アンドリューの子どもの頃、飼っていたうさぎがたくさん子どもを産みました。“自分ですべての餌を用意するのは大変だな”と思ったアンドリューは、友達に「子うさぎの餌を取って来てくれたら、一匹ずつに君達の名前をつけてあげるよ」と言いました。するとみんな喜んで餌を取って来てくれたそうです。この経験を生かし、アンドリューは鉄鋼会社を作ってから、商談先の社長の名前を新しく作る自分の事業所の名前にしたりして、次々と大きな商談を成立させたそうです。

また社員の名前を全員覚え、その一人ひとりの名前を呼んで声かけをしたと言います。その結果、アンドリューがトップのあいだは、ストライキが一度も起こらなかったということです。

三つ目は「聞き手にまわる」です。

人間は、人の話を聞くより、自分のことを話す方が気持ちがいいものです。ただ相槌を打って話を聞いているだけでも相手は喜んでくれることがあります。自然災害の被害が大きかった被災地などでは「傾聴ボランティア」が大きな役割を果たしています。話を聞いてほしいという人がたくさんいるのです。
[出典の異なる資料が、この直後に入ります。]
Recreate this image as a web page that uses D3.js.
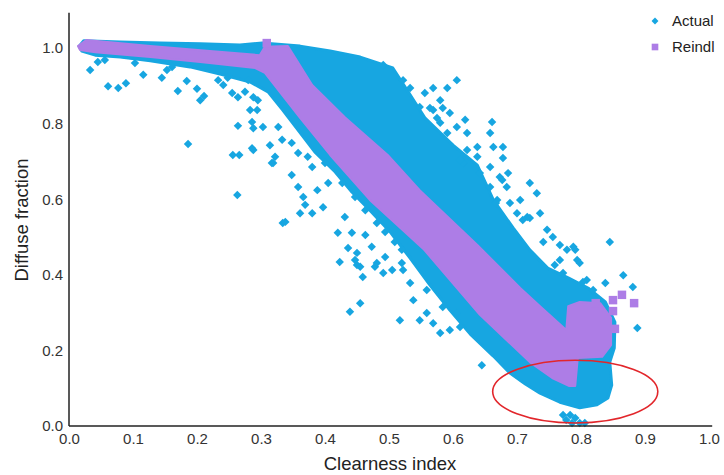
<!DOCTYPE html>
<html><head><meta charset="utf-8">
<script src="https://cdn.jsdelivr.net/npm/d3@7"></script>
<style>body{margin:0;background:#fff}svg{display:block}text{font-family:"Liberation Sans",Arial,sans-serif}</style>
</head><body>
<svg id="chart" width="724" height="475"></svg>
<script>
// ---- data (clearness index, diffuse fraction) ----
const xTicks = [0,0.1,0.2,0.3,0.4,0.5,0.6,0.7,0.8,0.9,1.0];
const yTicks = [0,0.2,0.4,0.6,0.8,1.0];
const seriesNames = ["Actual","Reindl"];

// dense core of the "Actual" cloud (outline of overlapping markers)
const actualCloud = [[0.016,1.005],[0.023,1.019],[0.080,1.016],[0.142,1.013],[0.205,1.011],[0.267,1.008],[0.302,1.013],[0.361,1.005],[0.408,0.992],[0.455,0.976],[0.506,0.947],[0.533,0.876],[0.556,0.815],[0.600,0.743],[0.638,0.690],[0.663,0.598],[0.694,0.524],[0.720,0.466],[0.748,0.418],[0.780,0.392],[0.811,0.365],[0.838,0.328],[0.853,0.275],[0.852,0.206],[0.845,0.169],[0.848,0.108],[0.842,0.074],[0.825,0.056],[0.798,0.048],[0.767,0.063],[0.736,0.087],[0.713,0.111],[0.689,0.140],[0.663,0.185],[0.627,0.243],[0.595,0.307],[0.564,0.373],[0.533,0.444],[0.502,0.513],[0.470,0.571],[0.442,0.619],[0.416,0.672],[0.384,0.725],[0.358,0.783],[0.334,0.836],[0.311,0.884],[0.283,0.910],[0.236,0.931],[0.189,0.950],[0.127,0.966],[0.080,0.976],[0.041,0.981],[0.020,0.992]];

// scattered "Actual" observations
const actualPoints = [
[0.033,0.942],[0.045,0.963],[0.061,0.899],[0.077,0.894],[0.089,0.907],[0.116,0.929],[0.145,0.921],[0.153,0.942],[0.161,0.950],[0.170,0.886],[0.184,0.913],[0.200,0.892],[0.205,0.862],[0.211,0.873],[0.186,0.746],[0.233,0.915],[0.241,0.902],[0.255,0.881],[0.264,0.870],[0.275,0.884],[0.264,0.794],[0.283,0.836],[0.286,0.804],[0.256,0.717],[0.266,0.717],[0.288,0.730],[0.317,0.696],[0.334,0.537],[0.263,0.611],[0.288,0.788],[0.056,0.968],[0.103,0.960],[0.248,0.921],[0.295,0.862],
[0.280,0.915],[0.288,0.870],[0.294,0.836],[0.303,0.791],[0.314,0.743],[0.286,0.735],[0.327,0.791],[0.333,0.757],[0.348,0.749],[0.322,0.712],[0.358,0.722],[0.373,0.712],[0.319,0.696],[0.348,0.664],[0.358,0.632],[0.366,0.606],[0.369,0.585],[0.338,0.540],[0.361,0.563],[0.380,0.563],[0.397,0.579],[0.420,0.511],[0.431,0.553],[0.442,0.511],[0.463,0.505],[0.436,0.471],[0.423,0.434],[0.447,0.439],[0.473,0.474],[0.455,0.421],[0.478,0.421],[0.494,0.447],[0.505,0.413],[0.520,0.431],[0.388,0.624],[0.405,0.643],[0.380,0.685],[0.400,0.696],[0.427,0.643],[0.447,0.606],[0.463,0.571],[0.481,0.537],[0.494,0.513],[0.509,0.487],[0.520,0.466],
[0.450,0.458],[0.450,0.426],[0.439,0.302],[0.455,0.325],[0.459,0.394],[0.481,0.431],[0.491,0.405],[0.517,0.280],[0.538,0.333],[0.548,0.280],[0.559,0.299],[0.569,0.272],[0.580,0.246],[0.595,0.254],[0.584,0.315],[0.606,0.299],[0.611,0.262],[0.645,0.161],[0.533,0.378],[0.559,0.360],[0.522,0.413],
[0.606,0.915],[0.591,0.894],[0.569,0.894],[0.556,0.881],[0.580,0.862],[0.522,0.915],[0.533,0.894],[0.619,0.810],[0.661,0.804],[0.658,0.775],[0.663,0.738],[0.678,0.738],[0.678,0.709],[0.720,0.643],[0.731,0.616],[0.705,0.598],[0.638,0.738],[0.622,0.775],[0.638,0.712],[0.595,0.828],[0.606,0.791],[0.591,0.775],[0.548,0.844],[0.569,0.836],[0.580,0.802],[0.616,0.696],[0.658,0.685],[0.673,0.659],[0.684,0.632],[0.658,0.632],[0.669,0.598],[0.689,0.590],[0.700,0.563],[0.716,0.553],[0.736,0.563],[0.747,0.519],[0.686,0.669],[0.677,0.651],[0.709,0.545],[0.720,0.550],[0.756,0.500],[0.741,0.487],[0.767,0.479],[0.845,0.487],
[0.491,0.955],[0.564,0.841],[0.584,0.841],[0.575,0.815],[0.622,0.730],[0.611,0.704],[0.642,0.669],[0.667,0.590],[0.778,0.466],[0.794,0.439],
[0.767,0.439],[0.788,0.474],[0.809,0.386],[0.838,0.378],[0.866,0.399],[0.881,0.368],[0.888,0.259],[0.772,0.405],[0.803,0.381],[0.819,0.360],[0.759,0.426],[0.798,0.431],[0.791,0.466],
[0.772,0.029],[0.783,0.029],[0.791,0.021],[0.777,0.016],[0.798,0.008],[0.806,0.008],[0.786,0.008]
];

// dense band of the "Reindl" model estimates
const reindlBand = [[0.014,1.005],[0.027,1.021],[0.127,1.005],[0.220,0.992],[0.298,0.981],[0.306,1.003],[0.342,1.005],[0.380,0.902],[0.431,0.817],[0.498,0.717],[0.548,0.624],[0.638,0.479],[0.705,0.365],[0.736,0.317],[0.777,0.254],[0.780,0.317],[0.798,0.328],[0.830,0.325],[0.847,0.286],[0.847,0.214],[0.833,0.183],[0.795,0.180],[0.791,0.106],[0.781,0.106],[0.755,0.127],[0.720,0.169],[0.642,0.294],[0.555,0.466],[0.470,0.598],[0.408,0.717],[0.361,0.815],[0.306,0.934],[0.291,0.947],[0.205,0.963],[0.127,0.976],[0.041,0.989],[0.017,0.995]];

// isolated "Reindl" estimates
const reindlPoints = [[0.309,1.013],[0.823,0.325],[0.850,0.333],[0.864,0.347],[0.883,0.325],[0.850,0.304],[0.853,0.257]];

// highlighted region (centre x, centre y, radius x, radius y)
const highlight = [0.791,0.091,0.129,0.083];

// ---- drawing ----
const blue = "#17a6e1", purple = "#ad7de6";
const svg = d3.select("#chart");
const x = d3.scaleLinear().domain([0,1]).range([69,709]);
const y = d3.scaleLinear().domain([0,1]).range([426,48]);
const g = svg.append("g");

const line = d3.line().x(d=>x(d[0])).y(d=>y(d[1])).curve(d3.curveLinearClosed);
const diamond = d3.symbol().type(d3.symbolSquare).size(36);
const square = d3.symbol().type(d3.symbolSquare).size(72);

g.append("path").datum(actualCloud).attr("d",line).attr("fill",blue).attr("stroke",blue).attr("stroke-width",3).attr("stroke-linejoin","round");
g.selectAll(".act").data(actualPoints).join("path").attr("class","act")
  .attr("d",diamond).attr("fill",blue)
  .attr("transform",d=>`translate(${x(d[0])},${y(d[1])}) rotate(45)`);

g.append("path").datum(reindlBand).attr("d",line).attr("fill",purple).attr("stroke",purple).attr("stroke-width",2).attr("stroke-linejoin","round");
g.selectAll(".rei").data(reindlPoints).join("path").attr("class","rei")
  .attr("d",square).attr("fill",purple)
  .attr("transform",d=>`translate(${x(d[0])},${y(d[1])})`);

// axes
const xAxis = d3.axisBottom(x).tickValues(xTicks).tickSize(0).tickPadding(7).tickFormat(d3.format(".1f"));
const yAxis = d3.axisLeft(y).tickValues(yTicks).tickSize(0).tickPadding(6).tickFormat(d3.format(".1f"));
const gx = svg.append("g").attr("transform","translate(0,426)").call(xAxis);
const gy = svg.append("g").attr("transform","translate(69,0)").call(yAxis);
[gx,gy].forEach(a=>{a.select(".domain").remove();a.selectAll("text").attr("fill","#333").style("font-size","15px").style("font-family",'"Liberation Sans",Arial,sans-serif');});
svg.append("line").attr("x1",x(0)).attr("x2",x(1.005)).attr("y1",y(0)).attr("y2",y(0)).attr("stroke","#222").attr("stroke-width",1.5);
svg.append("line").attr("x1",x(0)).attr("x2",x(0)).attr("y1",y(0)).attr("y2",y(1.093)).attr("stroke","#222").attr("stroke-width",1.5);

svg.append("text").attr("x",390).attr("y",470).attr("text-anchor","middle").attr("fill","#222").style("font-size","18.5px").text("Clearness index");
svg.append("text").attr("transform","translate(28,220) rotate(-90)").attr("text-anchor","middle").attr("fill","#222").style("font-size","18.5px").text("Diffuse fraction");

// highlight ellipse
svg.append("ellipse").attr("cx",x(highlight[0])).attr("cy",y(highlight[1]))
  .attr("rx",x(highlight[2])-x(0)).attr("ry",y(0)-y(highlight[3]))
  .attr("fill","none").attr("stroke","#e2262b").attr("stroke-width",1.6);

// legend
const lg = svg.append("g").attr("transform","translate(655,0)");
lg.append("path").attr("d",d3.symbol().type(d3.symbolSquare).size(24)()).attr("transform","translate(0,21) rotate(45)").attr("fill",blue);
lg.append("path").attr("d",d3.symbol().type(d3.symbolSquare).size(44)()).attr("transform","translate(0,47)").attr("fill",purple);
lg.selectAll(".lt").data(seriesNames).join("text").attr("class","lt").attr("x",17).attr("y",(d,i)=>26+i*26).attr("fill","#222").style("font-size","15px").text(d=>d);
</script>
</body></html>
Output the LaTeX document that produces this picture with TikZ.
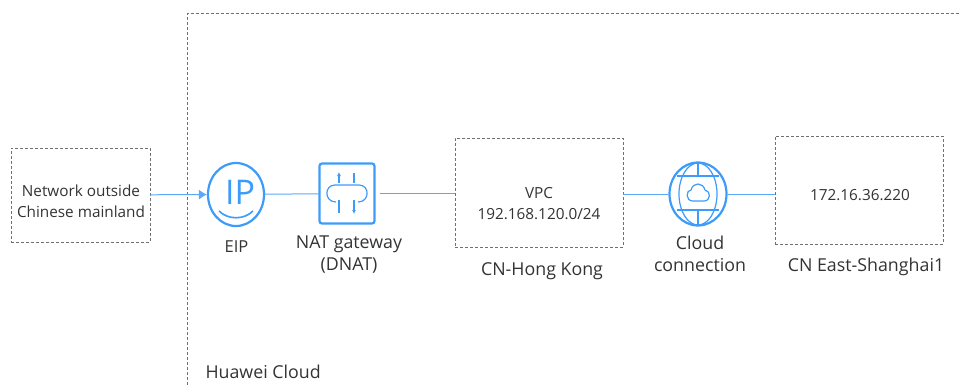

私の娘が大学の実習で「老々介護」をしている方の家にお手伝いに行きました。その家はおばあさんが寝たきりで、おじいさんが介護をしていました。介護のお手伝いに行ったのですが、おじいさんに「何もしなくていいから、私の話を聞いてくれ」と言われ、伺う度に2~3時間ずっと話を聞いていたそうです。

日達上人もよく「相談事や悩み事は、話をじっくり聞いてあげるだけで半分以上が解決したのと同じだ」とおっしゃられていました。そして「耳施(聞く施し)」という言葉を用いられたことがありました。「無財の七施」に一つ加えて「八施」にしてもいいのでは、と私は思っています。

   いつも「機嫌」よく

人に好かれるためには、何より穏やかで機嫌がいいということが大事だと思います。機嫌が悪い人や怒りっぽい人のところに人は寄って来ません。

今年の春、タモリさんが司会をしていたテレビ番組の「笑っていいとも」が終了しました。一人の司会者で最も長く続いた番組としてギネスに登録されましたが、こんな話を聞いて、その理由がわかったような気がしました。

タモリさんが以前、庭の十本の巨木を気に入り伊豆に別荘を買いました。そこで、仲の良かった鶴瓶さんを招待しようと思い、別荘の管理人に「今度鶴瓶さんを連れて行くから庭の木を切っておいてくれないか」と頼みました。そして鶴瓶さんと行ったら、お気に入りだった木が全部、根本から切り倒されていました。タモリさんは木を剪定しておいてほしかったのですが、管理人は勘違いして切り倒してしまったのです。

しかしタモリさんは「あっ、切ったんだ」と、あっけらかんと言ったそうです。それを聞いて鶴瓶さんが「普通怒るでしょう」と言うと「切っちゃったものはしょうがないよ。きちんと説明しなかった自分が悪いんだから、しょうがない、しょうがない」と言ったそうです。タモリさんの、物事に動じない、そして穏やかな人柄が、あの番組を長く続けさせた一つの要因だったのではないかと思います。